BBC National Orchestra and Chorus of Wales
Louise Fryer presents music from the closing concert from the orchestra's 2010-11 season at St. David's Hall, Cardiff, in June this year. Principal Conductor Thierry Fischer opens with Faure's elegant Pavane, heard here, as it was at the 1888 premiere, with added choral lines to a text by Count Robert de Montesquiou - who was a kind of French Oscar Wilde (the idea of using his words was suggested to Faure by his cousin, an influential society hostess, whose patronage was well worth having).
French violinist Olivier Charlier joins the orchestra for the violin concerto by Henri Dutilleux. Still composing today at the age of 94, Dutilleux's music reveals a strong link to the music of Debussy and Ravel. This concerto, "The tree of dreams" pushes out musical branches which multiply and renew the lyrical essence of the tree, in addition to reflecting a seasonal cycle.

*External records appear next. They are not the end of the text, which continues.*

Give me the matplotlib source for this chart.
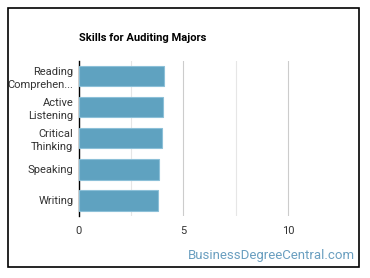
import numpy as np
import matplotlib
matplotlib.use("Agg")
import matplotlib.pyplot as plt
from matplotlib.patches import Rectangle

# skill scores
skills = ["Reading\nComprehen...", "Active\nListening", "Critical\nThinking", "Speaking", "Writing"]
scores = [4.07, 4.03, 3.98, 3.84, 3.79]
xticks = [0, 5, 10]

plt.rcParams['font.family'] = ['Roboto', 'DejaVu Sans']

fig = plt.figure(figsize=(3.7, 2.78), dpi=100)
ax = fig.add_axes([79/370, 1 - 216/278, (340 - 79)/370, (216 - 60.7)/278])

y = np.arange(len(skills))
ax.barh(y, scores, height=0.65, color="#5fa2c0", edgecolor="#8cc0d8", linewidth=0.8, zorder=3)
ax.set_ylim(len(skills) - 0.5, -0.5)
ax.set_xlim(0, 12.5)

ax.set_yticks(y)
ax.set_yticklabels(skills, fontsize=8, color="#333333", linespacing=1.3)
ax.set_xticks(xticks)
ax.set_xticklabels([str(t) for t in xticks], fontsize=8, color="#333333")
ax.set_xticks([2.5, 7.5], minor=True)
ax.tick_params(axis="both", length=0, pad=4)
ax.tick_params(axis="x", pad=7)
ax.tick_params(axis="x", which="minor", length=0)
ax.grid(axis="x", which="major", color="#cccccc", linewidth=0.8, zorder=0)
ax.grid(axis="x", which="minor", color="#e6e6e6", linewidth=0.8, zorder=0)

for s in ["top", "right", "bottom"]:
    ax.spines[s].set_visible(False)
ax.spines["left"].set_color("#000000")
ax.spines["left"].set_linewidth(1.0)

fig.text(79/370, 1 - 38/278, "Skills for Auditing Majors", fontsize=8, fontweight="bold",
         color="#000000", va="center", ha="left")
fig.text(355/370, 1 - 255/278, "BusinessDegreeCentral.com", fontsize=9.5, color="#6a9fc0",
         va="center", ha="right")

# frame around the whole chart
fig.patches.append(Rectangle((8/370, 1 - 267/278), (359 - 8)/370, (267 - 8)/278,
                             transform=fig.transFigure, fill=False, edgecolor="black", linewidth=1.2))

fig.savefig("out.png", dpi=100)
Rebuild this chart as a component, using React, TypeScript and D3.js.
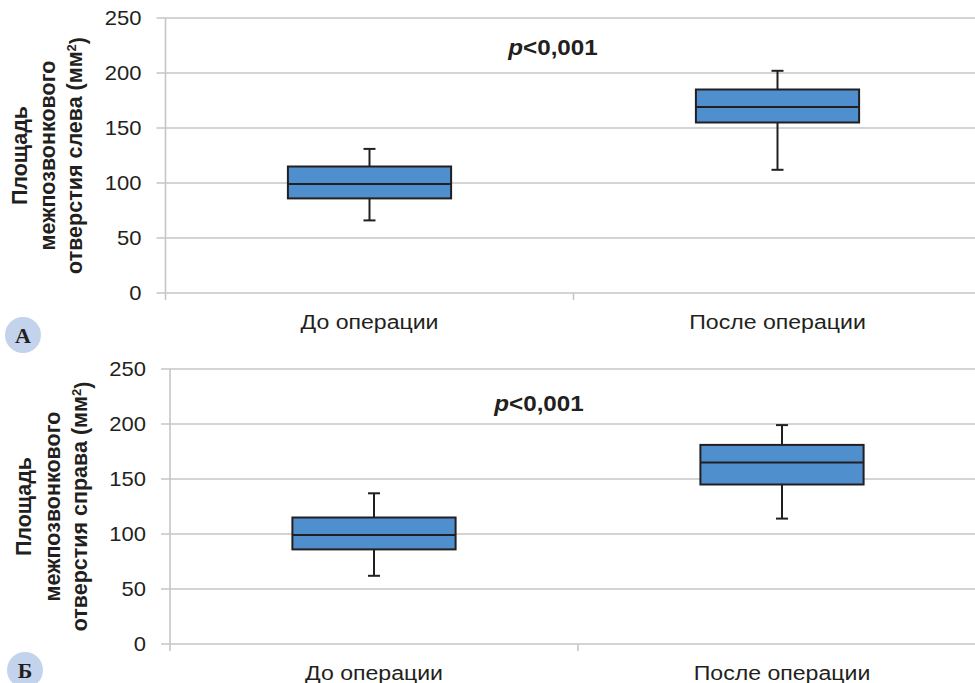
import React from 'react';
import * as d3 from 'd3';

const categories = ['До операции', 'После операции'];
const yTicks = [0, 50, 100, 150, 200, 250];
const pLabel = '<0,001';

// panel A: left foramen
const leftLow = [66, 112];
const leftQ1 = [86, 155];
const leftMedian = [99, 169];
const leftQ3 = [115, 185];
const leftHigh = [131, 202];

// panel B: right foramen
const rightLow = [62, 114];
const rightQ1 = [86, 145];
const rightMedian = [99, 165];
const rightQ3 = [115, 181];
const rightHigh = [137, 199];

const W = 975;
const H = 683;

const gridColor = '#c6c6c6';
const boxFill = '#4f8fce';
const ink = '#231f20';
const font = '"Liberation Sans", Arial, sans-serif';
// the source figure is slightly stretched horizontally
const sx = 1.1;

type PanelProps = {
  x0: number;
  top: number;
  bottom: number;
  titleLines: string[];
  titleX: number[];
  letter: string;
  letterPos: [number, number];
  pPos: [number, number];
  low: number[];
  q1: number[];
  median: number[];
  q3: number[];
  high: number[];
};

const Panel = (p: PanelProps) => {
  const x = d3.scaleBand().domain(categories).range([p.x0, p.x0 + 816]).padding(0);
  const y = d3.scaleLinear().domain([0, 250]).range([p.bottom, p.top]);
  const bw = x.bandwidth() * 0.4;
  const cy = (p.top + p.bottom) / 2;

  return (
    <g>
      {yTicks.map(t => (
        <g key={t}>
          <line x1={p.x0 - 9} x2={W} y1={y(t)} y2={y(t)} stroke={gridColor} strokeWidth={1.6} />
          <text
            transform={`translate(${p.x0 - 24},${y(t)}) scale(${sx},1)`}
            dy="0.35em"
            textAnchor="end"
            fontSize={20}
            fill={ink}
            fontFamily={font}
          >
            {t}
          </text>
        </g>
      ))}
      <line x1={p.x0} x2={p.x0} y1={p.top} y2={p.bottom + 7} stroke={gridColor} strokeWidth={1.6} />
      {categories.map(c => (
        <g key={c}>
          <line
            x1={(x(c) as number) + x.bandwidth()}
            x2={(x(c) as number) + x.bandwidth()}
            y1={p.bottom}
            y2={p.bottom + 7}
            stroke={gridColor}
            strokeWidth={1.6}
          />
          <text
            transform={`translate(${(x(c) as number) + x.bandwidth() / 2},${p.bottom + 36}) scale(${sx},1)`}
            textAnchor="middle"
            fontSize={21}
            fill={ink}
            fontFamily={font}
          >
            {c}
          </text>
        </g>
      ))}
      {categories.map((c, i) => {
        const cx = (x(c) as number) + x.bandwidth() / 2;
        return (
          <g key={c + 'box'} stroke={ink} strokeWidth={2}>
            <line x1={cx} x2={cx} y1={y(p.high[i])} y2={y(p.q3[i])} />
            <line x1={cx} x2={cx} y1={y(p.q1[i])} y2={y(p.low[i])} />
            <line x1={cx - 6} x2={cx + 6} y1={y(p.high[i])} y2={y(p.high[i])} />
            <line x1={cx - 6} x2={cx + 6} y1={y(p.low[i])} y2={y(p.low[i])} />
            <rect
              x={cx - bw / 2}
              y={y(p.q3[i])}
              width={bw}
              height={y(p.q1[i]) - y(p.q3[i])}
              fill={boxFill}
            />
            <line x1={cx - bw / 2} x2={cx + bw / 2} y1={y(p.median[i])} y2={y(p.median[i])} />
          </g>
        );
      })}
      <text
        transform={`translate(${p.pPos[0]},${p.pPos[1]}) scale(${sx},1)`}
        textAnchor="middle"
        fontSize={22}
        fontWeight="bold"
        fill={ink}
        fontFamily={font}
      >
        <tspan fontStyle="italic">p</tspan>
        {pLabel}
      </text>
      {p.titleLines.map((l, i) => (
        <text
          key={i}
          transform={`translate(${p.titleX[i]},${cy}) rotate(-90)`}
          textAnchor="middle"
          dy="0.35em"
          fontSize={21.5}
          fontWeight="bold"
          fill={ink}
          fontFamily={font}
        >
          {i === 2 ? (
            <>
              {l}
              <tspan dy="-0.45em" fontSize={13}>2</tspan>
              <tspan dy="0.45em">)</tspan>
            </>
          ) : (
            l
          )}
        </text>
      ))}
      <circle cx={p.letterPos[0]} cy={p.letterPos[1]} r={18} fill="#c3d3ec" />
      <text
        x={p.letterPos[0]}
        y={p.letterPos[1]}
        dy="0.36em"
        textAnchor="middle"
        fontSize={22}
        fontWeight="bold"
        fill={ink}
        fontFamily='"Liberation Serif", "DejaVu Serif", serif'
      >
        {p.letter}
      </text>
    </g>
  );
};

const App = () => (
  <svg
    width={W}
    height={H}
    style={{ position: 'absolute', left: 0, top: 0, background: '#fff' }}
  >
    <rect width={W} height={H} fill="#fff" />
    <Panel
      x0={165.5}
      top={18}
      bottom={293}
      titleLines={['Площадь', 'межпозвонкового', 'отверстия слева (мм']}
      titleX={[19, 47, 74]}
      letter="А"
      letterPos={[23, 335]}
      pPos={[553, 55]}
      low={leftLow}
      q1={leftQ1}
      median={leftMedian}
      q3={leftQ3}
      high={leftHigh}
    />
    <Panel
      x0={170}
      top={369}
      bottom={644}
      titleLines={['Площадь', 'межпозвонкового', 'отверстия справа (мм']}
      titleX={[23, 52, 79]}
      letter="Б"
      letterPos={[25, 670]}
      pPos={[539, 411]}
      low={rightLow}
      q1={rightQ1}
      median={rightMedian}
      q3={rightQ3}
      high={rightHigh}
    />
  </svg>
);

export default App;
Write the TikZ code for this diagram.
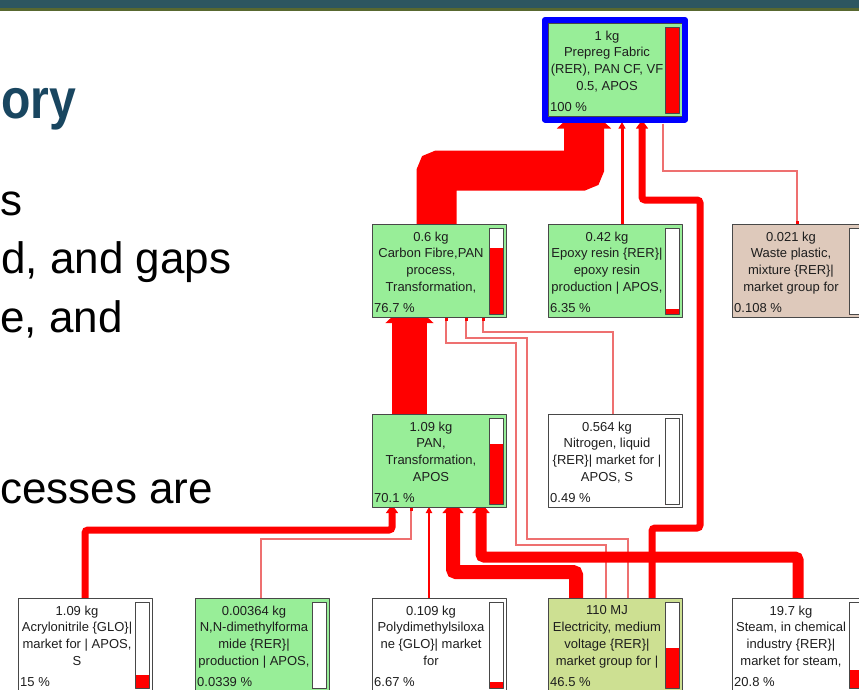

The climax of the concert is Ravel's spectacular ballet score Daphnis and Chloe, written for Diaghilev's Ballets Russes - sensational and seductive, it is clothed in the finest colours, including a wordless chorus.
Also in today's programme, another ballet for Diaghilev, Poulenc's Les Biches, the most recent CD release from the BBC National Orchestra and Chorus of Wales. It's a parody of French fashionable society in a typically witty and brilliant suite of dances. Three include chorus, setting 17th century texts, but the underlying theme of sexual dynamics hasn't changed much in the intervening years.
We also turn the clock back 25 years through the BBC archives, to hear the BBC National Chorus of Wales just four years after they were founded. In concert at the 1987 Swansea Festival they join the orchestra for a cantata by Daniel Jones, an important figure in twentieth century Welsh music who deserves wider recognition. The conductor was Sir Charles Groves, a particular champion of Daniel Jones.